## Begin RECORDED INFORMATION
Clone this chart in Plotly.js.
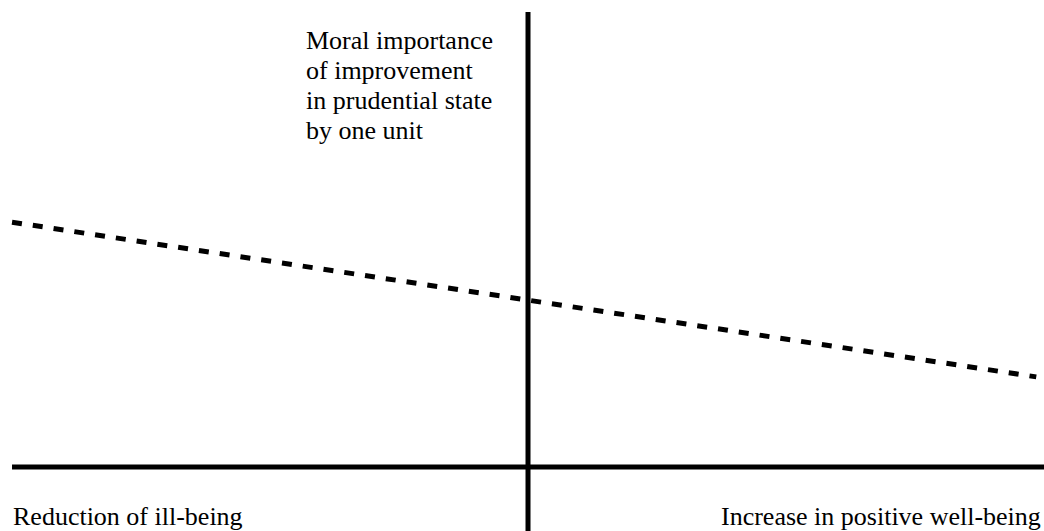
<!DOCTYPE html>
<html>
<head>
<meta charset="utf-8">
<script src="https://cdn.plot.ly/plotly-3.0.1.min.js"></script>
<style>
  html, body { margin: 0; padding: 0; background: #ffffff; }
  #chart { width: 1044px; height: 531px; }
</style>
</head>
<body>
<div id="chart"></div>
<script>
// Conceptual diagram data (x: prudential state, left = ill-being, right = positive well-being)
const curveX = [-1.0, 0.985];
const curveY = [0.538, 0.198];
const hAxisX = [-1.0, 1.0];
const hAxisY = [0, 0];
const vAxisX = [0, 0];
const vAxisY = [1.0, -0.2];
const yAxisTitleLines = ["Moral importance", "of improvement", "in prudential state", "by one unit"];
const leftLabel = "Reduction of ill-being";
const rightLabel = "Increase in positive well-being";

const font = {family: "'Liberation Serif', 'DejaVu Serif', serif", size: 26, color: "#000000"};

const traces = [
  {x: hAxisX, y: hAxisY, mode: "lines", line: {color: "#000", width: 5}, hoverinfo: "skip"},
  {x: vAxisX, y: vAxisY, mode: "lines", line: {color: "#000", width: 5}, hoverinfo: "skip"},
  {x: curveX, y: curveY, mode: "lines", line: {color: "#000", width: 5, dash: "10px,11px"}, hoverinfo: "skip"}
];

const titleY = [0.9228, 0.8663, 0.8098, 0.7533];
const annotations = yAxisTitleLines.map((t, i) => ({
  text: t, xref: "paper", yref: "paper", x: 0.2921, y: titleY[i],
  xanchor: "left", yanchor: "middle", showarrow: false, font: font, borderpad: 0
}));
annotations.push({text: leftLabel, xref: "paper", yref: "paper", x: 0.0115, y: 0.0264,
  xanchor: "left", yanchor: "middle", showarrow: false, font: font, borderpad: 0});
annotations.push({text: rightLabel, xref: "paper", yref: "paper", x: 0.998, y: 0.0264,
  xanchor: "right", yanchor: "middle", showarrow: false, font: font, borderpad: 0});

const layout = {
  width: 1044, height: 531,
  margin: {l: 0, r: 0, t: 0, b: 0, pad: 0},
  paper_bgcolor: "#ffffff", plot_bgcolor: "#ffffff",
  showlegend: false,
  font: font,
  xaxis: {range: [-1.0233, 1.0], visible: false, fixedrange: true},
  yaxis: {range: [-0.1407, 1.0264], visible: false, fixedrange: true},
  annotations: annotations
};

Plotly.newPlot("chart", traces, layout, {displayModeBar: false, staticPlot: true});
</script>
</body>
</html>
## End RECORDED INFORMATION
> _EXERCISE TASK_
Return each line from the material above exactly, but not the pictures.

> _EXERCISE ANSWER_
Clone this chart in Plotly.js.
<!DOCTYPE html>
<html>
<head>
<meta charset="utf-8">
<script src="https://cdn.plot.ly/plotly-3.0.1.min.js"></script>
<style>
  html, body { margin: 0; padding: 0; background: #ffffff; }
  #chart { width: 1044px; height: 531px; }
</style>
</head>
<body>
<div id="chart"></div>
<script>
// Conceptual diagram data (x: prudential state, left = ill-being, right = positive well-being)
const curveX = [-1.0, 0.985];
const curveY = [0.538, 0.198];
const hAxisX = [-1.0, 1.0];
const hAxisY = [0, 0];
const vAxisX = [0, 0];
const vAxisY = [1.0, -0.2];
const yAxisTitleLines = ["Moral importance", "of improvement", "in prudential state", "by one unit"];
const leftLabel = "Reduction of ill-being";
const rightLabel = "Increase in positive well-being";

const font = {family: "'Liberation Serif', 'DejaVu Serif', serif", size: 26, color: "#000000"};

const traces = [
  {x: hAxisX, y: hAxisY, mode: "lines", line: {color: "#000", width: 5}, hoverinfo: "skip"},
  {x: vAxisX, y: vAxisY, mode: "lines", line: {color: "#000", width: 5}, hoverinfo: "skip"},
  {x: curveX, y: curveY, mode: "lines", line: {color: "#000", width: 5, dash: "10px,11px"}, hoverinfo: "skip"}
];

const titleY = [0.9228, 0.8663, 0.8098, 0.7533];
const annotations = yAxisTitleLines.map((t, i) => ({
  text: t, xref: "paper", yref: "paper", x: 0.2921, y: titleY[i],
  xanchor: "left", yanchor: "middle", showarrow: false, font: font, borderpad: 0
}));
annotations.push({text: leftLabel, xref: "paper", yref: "paper", x: 0.0115, y: 0.0264,
  xanchor: "left", yanchor: "middle", showarrow: false, font: font, borderpad: 0});
annotations.push({text: rightLabel, xref: "paper", yref: "paper", x: 0.998, y: 0.0264,
  xanchor: "right", yanchor: "middle", showarrow: false, font: font, borderpad: 0});

const layout = {
  width: 1044, height: 531,
  margin: {l: 0, r: 0, t: 0, b: 0, pad: 0},
  paper_bgcolor: "#ffffff", plot_bgcolor: "#ffffff",
  showlegend: false,
  font: font,
  xaxis: {range: [-1.0233, 1.0], visible: false, fixedrange: true},
  yaxis: {range: [-0.1407, 1.0264], visible: false, fixedrange: true},
  annotations: annotations
};

Plotly.newPlot("chart", traces, layout, {displayModeBar: false, staticPlot: true});
</script>
</body>
</html>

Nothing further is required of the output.